Estos números son esenciales para comprender qué es una galaxia, pero cuando la contemplamos, una parte de nuestra mente protesta, como si no pudiera ser así. Y, sin embargo, un examen de las evidencias muestra que es así. Y si agarran esa conclusión, a la que llegamos con ciencia, con números, con conocimiento, y la llevan con ustedes en una noche clara y despejada, pueden ver algo que les cambie la vida: lo que van a ver es cómo se ve una galaxia desde adentro, desde los suburbios de nuestro sol. Con binoculares, por cada estrella que pueden ver con sus ojos a simple vista, pueden ver otras 100, todas flotando en una nube de polvo azul grisáceo. Y con un telescopio, modesto, si esperan a que sus ojos se acostumbren a la oscuridad, van a ver qué es, en realidad, ese polvo: más estrellas, perdiéndose en lo que se parece al infinito.

Pero tenés que tener el conocimiento, tenés que conocer los números.

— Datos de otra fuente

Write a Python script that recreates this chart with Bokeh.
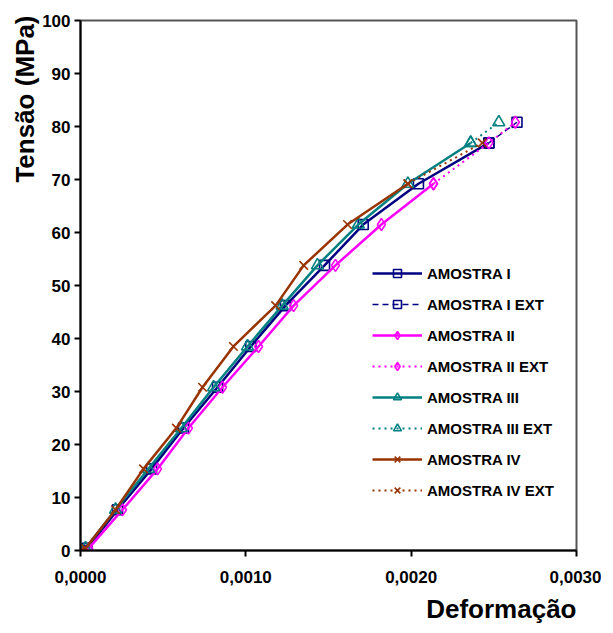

Esa noche, hace unos días, yo conocía la escala de las cosas. La inmensidad del tiempo y del espacio cósmico, la gigantesca gravedad y las energías monumentales. Y entonces, cuando conocés, es como si el universo te dijera: “¿Tenés idea de lo que soy? ¿Cuán grande soy? ¿Cuán viejo soy? ¿Podés siquiera comprender lo que soy? ¿Y qué sos vos en relación a mí?”. Cuando conocés suficiente ciencia podés simplemente sonreírle al universo y decirle: “Maestro, yo soy vos, yo soy un pedazo del universo”. Cada átomo de nuestro cuerpo nació en el interior de una estrella que tuvo que explotar y morir para que nosotros podamos vivir. Todos somos hijos de una estrella que explotó. Todos somos hijos de una supernova.